By Maria Aranza Peralta
Millennials may be hooked with the latest gadgets and trends; but for them, the tradition of family bonding over sumptuous feast remains alive when it comes to celebrating the holidays.
Manila Bulletin conducted an online survey to Filipino millennials to determine their holiday food top picks for noche buena and media noche.
Here are their top 10 choices:
This tomato-based stew is one of Filipinos’ favorite comfort food. It’s an everyday dish that plays a part of the traditional holiday dinner. Menudo is cooked in tomato paste, tomato sauce or both and consists of cubed pork belly, pork liver, carrots and potatoes, with raisins and hotdog slices occasionally included.
9. Leche Flan
The ultimate Filipino dessert made with eggs and milk, leche flan is topped with soft caramel and usually drizzled with sweet syrup. While leche flan figures as a sweet topping for halo-halo every summer, it is a standalone treat for people with sweet tooth during the holidays.
8. Queso de Bola
A favorite staple during noche buena and media noche, the ball-shaped Edam cheese coated in red wax is typically served with Christmas ham and pan de sal. While queso de bola (literally “ball cheese”) was brought to the Philippines by the Spaniards, it actually originated in the Netherlands.

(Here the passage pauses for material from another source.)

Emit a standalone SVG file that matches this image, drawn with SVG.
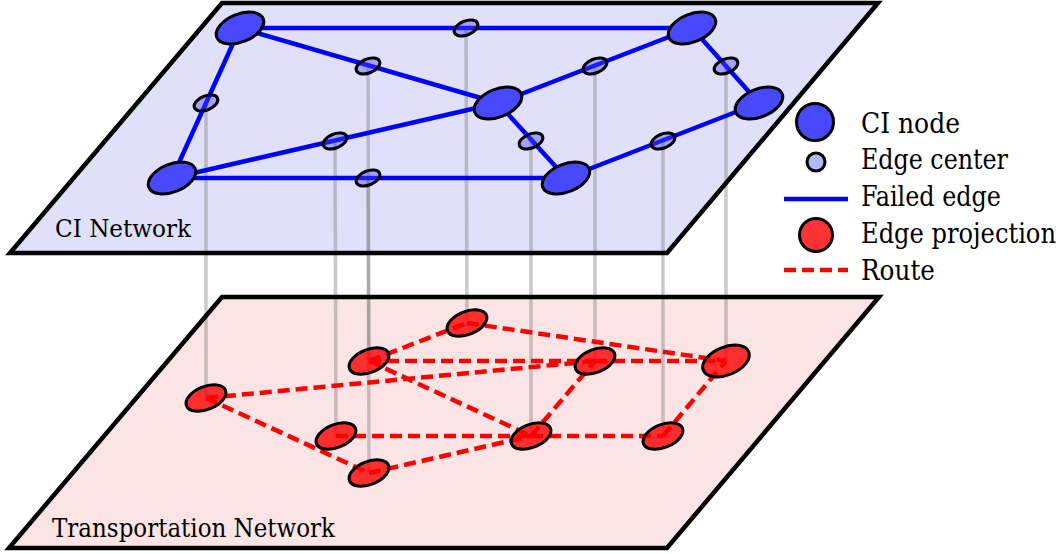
<svg xmlns="http://www.w3.org/2000/svg" width="1064" height="554" viewBox="0 0 1064 554">
  <defs>
    <style>
      .plane-border { fill: none; stroke: #000; stroke-width: 4.5; stroke-linejoin: miter; }
      .drop { stroke: #808080; stroke-opacity: 0.42; stroke-width: 3.5; fill: none; }
      .failed { stroke: #0000ff; stroke-width: 4.5; fill: none; }
      .route { stroke: #ff0000; stroke-width: 4.5; fill: none; stroke-dasharray: 12 6; }
      .ci { fill: #4848ff; stroke: #000; stroke-width: 3; }
      .center { fill: #4848ff; fill-opacity: 0.4; stroke: #000; stroke-width: 3; }
      .proj { fill: #ff0000; fill-opacity: 0.8; stroke: #000; stroke-width: 3; }
      text { font-family: "DejaVu Serif Condensed", "DejaVu Serif", "Liberation Serif", serif; font-stretch: condensed; fill: #000; }
    </style>
  </defs>

  <!-- plane fills -->
  <g id="transport-plane">
    <polygon points="222,297 879,297 667,548 9,548" fill="#fde4e4"/>
  </g>
  <g id="ci-plane">
    <polygon points="222,3 878,3 667,253 10,253" fill="#e0e0fa"/>
  </g>

  <!-- vertical drops from edge centers to their projections -->
  <g id="drops">
    <line class="drop" x1="466" y1="28" x2="467" y2="323"/>
    <line class="drop" x1="368" y1="66" x2="369" y2="361"/>
    <line class="drop" x1="206" y1="103" x2="206" y2="398"/>
    <line class="drop" x1="335" y1="141" x2="336" y2="436"/>
    <line class="drop" x1="368" y1="178" x2="369" y2="473"/>
    <line class="drop" x1="595" y1="66" x2="595" y2="361"/>
    <line class="drop" x1="726" y1="66" x2="726" y2="361"/>
    <line class="drop" x1="663" y1="141" x2="663" y2="436"/>
    <line class="drop" x1="531" y1="141" x2="531" y2="436"/>
  </g>

  <!-- plane borders -->
  <polygon class="plane-border" points="222,297 879,297 667,548 9,548"/>
  <polygon class="plane-border" points="222,3 878,3 667,253 10,253"/>

  <!-- failed edges of the CI network -->
  <g id="failed-edges">
    <line class="failed" x1="240" y1="28" x2="692" y2="28"/>
    <line class="failed" x1="240" y1="28" x2="498" y2="103"/>
    <line class="failed" x1="240" y1="28" x2="172" y2="178"/>
    <line class="failed" x1="172" y1="178" x2="498" y2="103"/>
    <line class="failed" x1="172" y1="178" x2="566" y2="178"/>
    <line class="failed" x1="498" y1="103" x2="566" y2="178"/>
    <line class="failed" x1="498" y1="103" x2="692" y2="28"/>
    <line class="failed" x1="692" y1="28" x2="759" y2="103"/>
    <line class="failed" x1="566" y1="178" x2="759" y2="103"/>
  </g>

  <!-- routes in the transportation network -->
  <g id="routes">
    <line class="route" x1="369" y1="361" x2="467" y2="323"/>
    <line class="route" x1="467" y1="323" x2="726" y2="361"/>
    <line class="route" x1="369" y1="361" x2="595" y2="361"/>
    <line class="route" x1="595" y1="361" x2="726" y2="361"/>
    <line class="route" x1="206" y1="398" x2="595" y2="361"/>
    <line class="route" x1="369" y1="361" x2="531" y2="436"/>
    <line class="route" x1="206" y1="398" x2="369" y2="473"/>
    <line class="route" x1="336" y1="436" x2="531" y2="436"/>
    <line class="route" x1="369" y1="473" x2="531" y2="436"/>
    <line class="route" x1="531" y1="436" x2="595" y2="361"/>
    <line class="route" x1="531" y1="436" x2="663" y2="436"/>
    <line class="route" x1="663" y1="436" x2="726" y2="361"/>
  </g>

  <!-- CI nodes -->
  <g id="ci-node-a"><ellipse class="ci" cx="240" cy="28" rx="25" ry="14" transform="rotate(-22 240 28)"/></g>
  <g id="ci-node-b"><ellipse class="ci" cx="172" cy="178" rx="25" ry="14" transform="rotate(-22 172 178)"/></g>
  <g id="ci-node-c"><ellipse class="ci" cx="498" cy="103" rx="25" ry="14" transform="rotate(-22 498 103)"/></g>
  <g id="ci-node-d"><ellipse class="ci" cx="692" cy="28" rx="25" ry="14" transform="rotate(-22 692 28)"/></g>
  <g id="ci-node-e"><ellipse class="ci" cx="759" cy="103" rx="25" ry="14" transform="rotate(-22 759 103)"/></g>
  <g id="ci-node-f"><ellipse class="ci" cx="566" cy="178" rx="25" ry="14" transform="rotate(-22 566 178)"/></g>

  <!-- edge centers -->
  <g id="center-ad"><ellipse class="center" cx="466" cy="28" rx="12.5" ry="7" transform="rotate(-22 466 28)"/></g>
  <g id="center-ac"><ellipse class="center" cx="368" cy="66" rx="12.5" ry="7" transform="rotate(-22 368 66)"/></g>
  <g id="center-ab"><ellipse class="center" cx="206" cy="103" rx="12.5" ry="7" transform="rotate(-22 206 103)"/></g>
  <g id="center-bc"><ellipse class="center" cx="335" cy="141" rx="12.5" ry="7" transform="rotate(-22 335 141)"/></g>
  <g id="center-bf"><ellipse class="center" cx="368" cy="178" rx="12.5" ry="7" transform="rotate(-22 368 178)"/></g>
  <g id="center-cf"><ellipse class="center" cx="531" cy="141" rx="12.5" ry="7" transform="rotate(-22 531 141)"/></g>
  <g id="center-cd"><ellipse class="center" cx="595" cy="66" rx="12.5" ry="7" transform="rotate(-22 595 66)"/></g>
  <g id="center-de"><ellipse class="center" cx="726" cy="66" rx="12.5" ry="7" transform="rotate(-22 726 66)"/></g>
  <g id="center-fe"><ellipse class="center" cx="663" cy="141" rx="12.5" ry="7" transform="rotate(-22 663 141)"/></g>

  <!-- edge projections -->
  <g id="proj-ad"><ellipse class="proj" cx="467" cy="323" rx="21" ry="11.5" transform="rotate(-22 467 323)"/></g>
  <g id="proj-ac"><ellipse class="proj" cx="369" cy="361" rx="21" ry="11.5" transform="rotate(-22 369 361)"/></g>
  <g id="proj-ab"><ellipse class="proj" cx="206" cy="398" rx="21" ry="11.5" transform="rotate(-22 206 398)"/></g>
  <g id="proj-bc"><ellipse class="proj" cx="336" cy="436" rx="21" ry="11.5" transform="rotate(-22 336 436)"/></g>
  <g id="proj-bf"><ellipse class="proj" cx="369" cy="473" rx="21" ry="11.5" transform="rotate(-22 369 473)"/></g>
  <g id="proj-cd"><ellipse class="proj" cx="595" cy="361" rx="21" ry="11.5" transform="rotate(-22 595 361)"/></g>
  <g id="proj-de"><ellipse class="proj" cx="726" cy="361" rx="24.5" ry="14" transform="rotate(-22 726 361)"/></g>
  <g id="proj-fe"><ellipse class="proj" cx="663" cy="436" rx="21" ry="11.5" transform="rotate(-22 663 436)"/></g>
  <g id="proj-cf"><ellipse class="proj" cx="531" cy="436" rx="21" ry="11.5" transform="rotate(-22 531 436)"/></g>

  <!-- plane labels -->
  <text x="55" y="237" font-size="25" textLength="136" lengthAdjust="spacingAndGlyphs">CI Network</text>
  <text x="52" y="537" font-size="25.5" textLength="283" lengthAdjust="spacingAndGlyphs">Transportation Network</text>

  <!-- legend -->
  <g id="legend">
    <circle class="ci" cx="815" cy="122" r="18.5"/>
    <circle class="center" cx="816" cy="162" r="9"/>
    <line class="failed" x1="784" y1="199" x2="848" y2="199"/>
    <circle class="proj" cx="816" cy="235" r="16.5"/>
    <line class="route" x1="784" y1="270" x2="848" y2="270" stroke-dasharray="10.5 7"/>
    <text x="861" y="133" font-size="27" textLength="99" lengthAdjust="spacingAndGlyphs">CI node</text>
    <text x="861" y="169" font-size="27" textLength="147" lengthAdjust="spacingAndGlyphs">Edge center</text>
    <text x="861" y="206" font-size="27" textLength="140" lengthAdjust="spacingAndGlyphs">Failed edge</text>
    <text x="861" y="243" font-size="27" textLength="195" lengthAdjust="spacingAndGlyphs">Edge projection</text>
    <text x="861" y="280" font-size="27" textLength="74" lengthAdjust="spacingAndGlyphs">Route</text>
  </g>
</svg>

Mostly associated with street food, Filipino barbecue—skewered cuts of pork but can also be beef and chicken parts—is also a sought-after dish during the holidays. The meat cuts are sweetened by a marinade out of soy sauce, garlic, onion, calamansi and soda before being skewered on bamboo sticks and grilled over coal. This all-around dish can be an appetizer, main course or even snack without condiments.
No noche buena or media noche will be complete without lechon, the roasted pig or cow also served in various Filipino feasts. Filipino lechon’s claim to fame is its succulent meat under its crunchy skin, with its biggest fan no less than American chef-TV personality Anthony Bourdain. But it’s a no-no for hypertensives. Leftover lechon parts can be cooked again as “lechon paksiw.”
5. Fried Chicken
The young and young at heart look for fried chicken on every occasion, the holidays included. Drumstick, breast, wings, with or without skin, breaded or marinated, deep-fried or pan-fried, fried chicken seems to be a constant in every feast and party in the country. It’s easy to cook and very handy.
The white-sauce alternative to spaghetti, Filipino aficionados of Italian cuisine have developed a taste for this creamy pasta dish. The sauce is milk, cream, eggs, salt and pepper. Bits of ham, bacon, herbs and mushroom are typically added.
3. Christmas Ham
Christmas ham has earned the famed moniker “star of the noche buena” as well as media noche as it is primarily served during the holidays. It comes in all shapes and sizes, and can be prepared in various ways. Hams or hamon can also be boxed as gifts to loved ones, living up to the essence of the holidays being a season of gift-giving.
2. Fruit Salad
Fruit salad is also highly sought after during the holidays, combining healthy heaps of fruits and dairy. Fruits like apple, mango, pineapple, banana, orange, kiwi, strawberry and cherry are mixed with evaporated milk, condensed milk, cream (some can dispense with this) and sugar.
The ultimate favorite pasta dish, spaghetti figures ubiquitously in various celebrations—Christmas, New Year, birthdays, graduation, anniversaries, etc. This red sauce dish is served either the Italian way (with the strong taste of tomatoes) or in typically sweet Filipino style (served with ground pork and, usually, hotdogs). Some Filipinos have also experimented with other meats or ingredients to go with spaghetti. But no matter: for superstitious Filipinos, spaghetti is a must as the long noodle strands signify long life.